■ **TASK OBJECTIVE**
Retype these lines and no others: the line holding "Recreate this image", the line holding "0.988, 1.0, 1.006];", and all lines between them. Pictures stay out.

■ **SUPPLIED MATERIAL**

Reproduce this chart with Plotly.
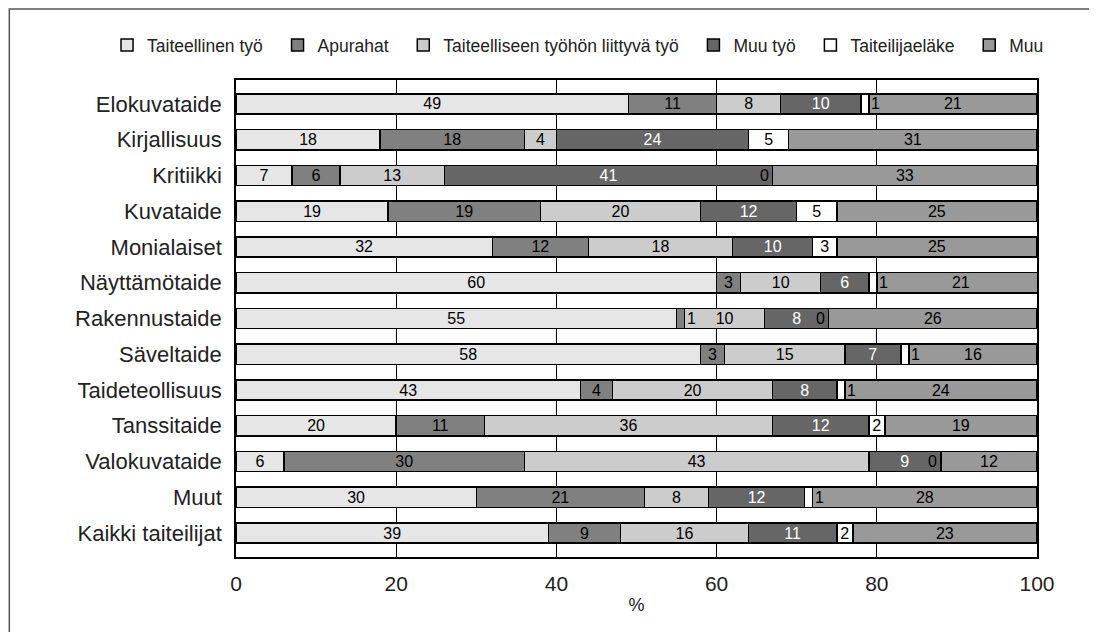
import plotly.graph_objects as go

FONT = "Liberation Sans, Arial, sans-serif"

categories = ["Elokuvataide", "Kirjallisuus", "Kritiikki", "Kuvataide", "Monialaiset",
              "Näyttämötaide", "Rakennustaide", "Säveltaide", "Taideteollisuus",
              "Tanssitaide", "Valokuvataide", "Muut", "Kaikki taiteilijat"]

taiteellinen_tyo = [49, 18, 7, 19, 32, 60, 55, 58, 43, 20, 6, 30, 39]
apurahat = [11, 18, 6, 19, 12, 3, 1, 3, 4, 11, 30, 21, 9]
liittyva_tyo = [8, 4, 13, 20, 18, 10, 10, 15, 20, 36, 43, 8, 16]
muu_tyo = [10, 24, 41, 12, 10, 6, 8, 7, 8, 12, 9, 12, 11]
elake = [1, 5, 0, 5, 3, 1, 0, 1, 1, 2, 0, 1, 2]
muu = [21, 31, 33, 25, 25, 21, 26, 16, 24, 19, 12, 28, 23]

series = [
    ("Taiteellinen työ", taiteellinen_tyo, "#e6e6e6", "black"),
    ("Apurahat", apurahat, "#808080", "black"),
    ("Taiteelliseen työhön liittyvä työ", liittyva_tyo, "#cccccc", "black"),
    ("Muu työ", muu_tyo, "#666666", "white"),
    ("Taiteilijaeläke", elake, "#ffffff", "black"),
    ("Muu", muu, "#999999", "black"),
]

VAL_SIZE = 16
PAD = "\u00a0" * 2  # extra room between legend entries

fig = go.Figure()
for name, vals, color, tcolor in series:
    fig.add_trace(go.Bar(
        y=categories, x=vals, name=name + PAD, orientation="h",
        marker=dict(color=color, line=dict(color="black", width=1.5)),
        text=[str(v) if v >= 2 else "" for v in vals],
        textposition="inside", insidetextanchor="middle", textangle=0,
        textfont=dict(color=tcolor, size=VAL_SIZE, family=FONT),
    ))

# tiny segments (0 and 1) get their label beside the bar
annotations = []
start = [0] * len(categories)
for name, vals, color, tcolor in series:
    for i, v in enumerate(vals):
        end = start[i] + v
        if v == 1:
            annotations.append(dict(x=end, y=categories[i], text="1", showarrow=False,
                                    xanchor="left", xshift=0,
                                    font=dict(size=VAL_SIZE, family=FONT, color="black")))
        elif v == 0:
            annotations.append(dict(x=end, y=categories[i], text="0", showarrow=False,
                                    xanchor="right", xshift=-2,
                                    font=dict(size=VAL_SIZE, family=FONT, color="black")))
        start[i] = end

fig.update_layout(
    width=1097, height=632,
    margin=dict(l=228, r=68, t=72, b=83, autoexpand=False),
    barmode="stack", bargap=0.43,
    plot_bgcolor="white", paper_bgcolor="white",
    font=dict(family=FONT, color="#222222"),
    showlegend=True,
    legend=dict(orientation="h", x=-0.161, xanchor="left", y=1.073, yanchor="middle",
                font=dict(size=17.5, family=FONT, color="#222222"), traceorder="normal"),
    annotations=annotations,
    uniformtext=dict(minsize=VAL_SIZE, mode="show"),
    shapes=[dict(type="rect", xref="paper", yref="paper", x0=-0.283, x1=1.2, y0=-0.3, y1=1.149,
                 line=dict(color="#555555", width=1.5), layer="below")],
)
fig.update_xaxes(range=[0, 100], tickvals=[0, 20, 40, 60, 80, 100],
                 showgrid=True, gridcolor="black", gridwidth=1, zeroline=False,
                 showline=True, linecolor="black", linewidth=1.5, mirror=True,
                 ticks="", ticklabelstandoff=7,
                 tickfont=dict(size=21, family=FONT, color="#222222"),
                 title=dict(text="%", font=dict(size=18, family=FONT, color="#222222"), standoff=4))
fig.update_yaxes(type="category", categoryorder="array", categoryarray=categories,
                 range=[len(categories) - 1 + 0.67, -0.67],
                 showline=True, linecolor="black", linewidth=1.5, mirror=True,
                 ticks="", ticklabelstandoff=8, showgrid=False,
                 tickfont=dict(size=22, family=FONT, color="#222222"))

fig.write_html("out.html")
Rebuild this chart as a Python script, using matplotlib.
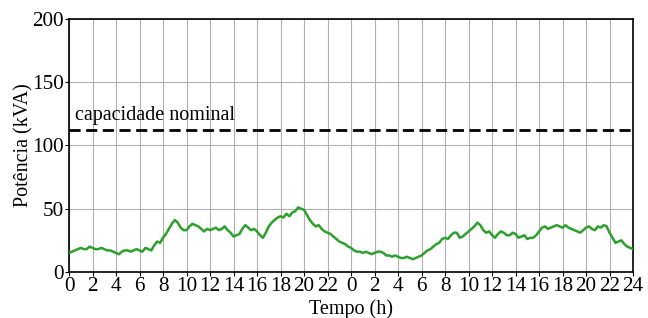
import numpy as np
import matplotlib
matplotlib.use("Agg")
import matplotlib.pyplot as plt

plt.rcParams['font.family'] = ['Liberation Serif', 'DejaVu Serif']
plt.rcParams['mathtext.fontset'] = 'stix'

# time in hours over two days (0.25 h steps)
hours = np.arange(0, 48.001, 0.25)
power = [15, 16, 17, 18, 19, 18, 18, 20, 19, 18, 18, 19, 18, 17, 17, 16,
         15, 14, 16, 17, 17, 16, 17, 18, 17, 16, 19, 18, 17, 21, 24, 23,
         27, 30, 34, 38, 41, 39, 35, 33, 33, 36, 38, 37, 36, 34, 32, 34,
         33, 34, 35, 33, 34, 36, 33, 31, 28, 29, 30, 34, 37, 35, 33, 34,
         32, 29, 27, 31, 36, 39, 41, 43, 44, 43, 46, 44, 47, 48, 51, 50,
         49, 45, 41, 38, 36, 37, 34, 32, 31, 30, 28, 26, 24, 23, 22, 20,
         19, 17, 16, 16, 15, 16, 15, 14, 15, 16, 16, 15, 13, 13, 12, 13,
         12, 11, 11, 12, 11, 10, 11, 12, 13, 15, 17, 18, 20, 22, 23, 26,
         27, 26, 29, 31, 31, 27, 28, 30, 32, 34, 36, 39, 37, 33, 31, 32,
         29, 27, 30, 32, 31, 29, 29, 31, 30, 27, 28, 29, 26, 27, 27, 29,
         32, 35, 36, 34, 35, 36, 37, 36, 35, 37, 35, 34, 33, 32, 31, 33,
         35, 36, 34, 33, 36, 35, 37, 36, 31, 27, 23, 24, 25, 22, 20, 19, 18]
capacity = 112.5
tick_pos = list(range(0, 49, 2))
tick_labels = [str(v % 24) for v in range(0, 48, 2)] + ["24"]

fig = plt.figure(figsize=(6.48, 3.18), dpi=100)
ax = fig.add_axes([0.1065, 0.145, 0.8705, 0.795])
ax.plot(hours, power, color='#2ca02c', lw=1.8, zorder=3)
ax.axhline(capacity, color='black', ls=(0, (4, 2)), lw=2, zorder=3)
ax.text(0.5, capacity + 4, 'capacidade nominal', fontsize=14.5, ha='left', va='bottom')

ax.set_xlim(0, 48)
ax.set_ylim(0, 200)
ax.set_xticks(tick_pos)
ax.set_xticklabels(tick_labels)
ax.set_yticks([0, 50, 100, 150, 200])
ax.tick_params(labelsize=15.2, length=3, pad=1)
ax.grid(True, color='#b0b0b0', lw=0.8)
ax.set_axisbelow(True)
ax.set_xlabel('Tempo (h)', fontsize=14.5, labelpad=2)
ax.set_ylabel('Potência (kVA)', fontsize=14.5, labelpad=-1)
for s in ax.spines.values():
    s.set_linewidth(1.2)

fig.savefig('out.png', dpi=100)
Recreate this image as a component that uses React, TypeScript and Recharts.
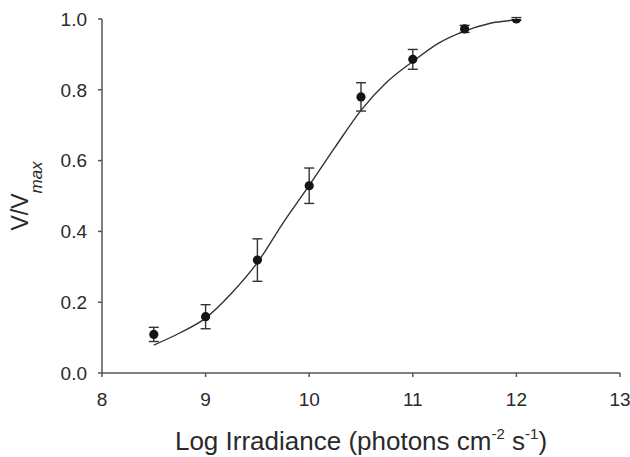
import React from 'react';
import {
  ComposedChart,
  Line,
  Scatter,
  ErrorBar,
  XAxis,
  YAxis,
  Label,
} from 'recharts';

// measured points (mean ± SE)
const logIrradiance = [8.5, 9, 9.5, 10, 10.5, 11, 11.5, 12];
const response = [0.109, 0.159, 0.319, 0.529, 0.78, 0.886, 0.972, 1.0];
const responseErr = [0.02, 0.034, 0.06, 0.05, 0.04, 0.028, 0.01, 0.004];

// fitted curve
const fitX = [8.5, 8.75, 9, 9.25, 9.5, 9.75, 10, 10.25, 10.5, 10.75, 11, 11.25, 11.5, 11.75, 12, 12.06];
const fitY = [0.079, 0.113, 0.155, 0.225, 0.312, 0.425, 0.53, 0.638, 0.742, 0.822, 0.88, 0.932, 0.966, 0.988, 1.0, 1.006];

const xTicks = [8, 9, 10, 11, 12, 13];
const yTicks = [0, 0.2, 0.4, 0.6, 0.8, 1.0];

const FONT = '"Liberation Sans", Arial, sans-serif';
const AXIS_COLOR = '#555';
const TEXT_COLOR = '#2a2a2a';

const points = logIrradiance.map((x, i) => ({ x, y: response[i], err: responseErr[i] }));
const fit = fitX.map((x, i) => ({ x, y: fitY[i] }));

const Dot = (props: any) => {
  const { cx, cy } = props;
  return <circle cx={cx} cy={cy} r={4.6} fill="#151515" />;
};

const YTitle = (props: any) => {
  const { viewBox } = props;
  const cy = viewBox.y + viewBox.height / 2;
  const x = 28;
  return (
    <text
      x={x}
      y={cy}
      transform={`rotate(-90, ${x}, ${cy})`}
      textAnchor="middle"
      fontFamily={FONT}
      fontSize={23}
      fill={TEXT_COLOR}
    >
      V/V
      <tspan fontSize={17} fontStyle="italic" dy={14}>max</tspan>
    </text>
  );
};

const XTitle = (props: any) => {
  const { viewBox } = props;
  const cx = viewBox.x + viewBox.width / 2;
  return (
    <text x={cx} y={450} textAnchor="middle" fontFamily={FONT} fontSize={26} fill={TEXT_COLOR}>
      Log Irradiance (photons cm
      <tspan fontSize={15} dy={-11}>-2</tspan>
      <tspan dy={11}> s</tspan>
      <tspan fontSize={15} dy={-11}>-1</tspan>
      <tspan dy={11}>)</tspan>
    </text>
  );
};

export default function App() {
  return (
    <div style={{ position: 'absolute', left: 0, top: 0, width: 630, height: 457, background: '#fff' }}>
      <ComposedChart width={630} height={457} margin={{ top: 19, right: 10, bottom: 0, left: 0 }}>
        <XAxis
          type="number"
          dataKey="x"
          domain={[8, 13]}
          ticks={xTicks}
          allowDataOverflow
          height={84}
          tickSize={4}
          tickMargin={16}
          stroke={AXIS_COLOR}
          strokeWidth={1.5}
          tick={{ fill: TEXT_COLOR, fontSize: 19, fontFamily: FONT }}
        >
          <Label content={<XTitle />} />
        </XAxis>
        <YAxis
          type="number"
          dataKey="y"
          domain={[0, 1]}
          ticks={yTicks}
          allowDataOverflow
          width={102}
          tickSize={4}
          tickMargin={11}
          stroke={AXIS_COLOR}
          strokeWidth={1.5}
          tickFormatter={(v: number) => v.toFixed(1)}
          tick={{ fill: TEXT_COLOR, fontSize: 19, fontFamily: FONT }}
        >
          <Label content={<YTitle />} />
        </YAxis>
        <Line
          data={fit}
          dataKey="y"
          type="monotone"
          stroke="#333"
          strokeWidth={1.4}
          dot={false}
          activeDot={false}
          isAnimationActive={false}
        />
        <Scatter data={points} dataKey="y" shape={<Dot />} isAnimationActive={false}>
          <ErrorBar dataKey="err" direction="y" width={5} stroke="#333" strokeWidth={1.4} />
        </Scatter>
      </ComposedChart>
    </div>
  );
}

■ **WORKED SOLUTION**
Recreate this image as a component that uses React, TypeScript and Recharts.
import React from 'react';
import {
  ComposedChart,
  Line,
  Scatter,
  ErrorBar,
  XAxis,
  YAxis,
  Label,
} from 'recharts';

// measured points (mean ± SE)
const logIrradiance = [8.5, 9, 9.5, 10, 10.5, 11, 11.5, 12];
const response = [0.109, 0.159, 0.319, 0.529, 0.78, 0.886, 0.972, 1.0];
const responseErr = [0.02, 0.034, 0.06, 0.05, 0.04, 0.028, 0.01, 0.004];

// fitted curve
const fitX = [8.5, 8.75, 9, 9.25, 9.5, 9.75, 10, 10.25, 10.5, 10.75, 11, 11.25, 11.5, 11.75, 12, 12.06];
const fitY = [0.079, 0.113, 0.155, 0.225, 0.312, 0.425, 0.53, 0.638, 0.742, 0.822, 0.88, 0.932, 0.966, 0.988, 1.0, 1.006];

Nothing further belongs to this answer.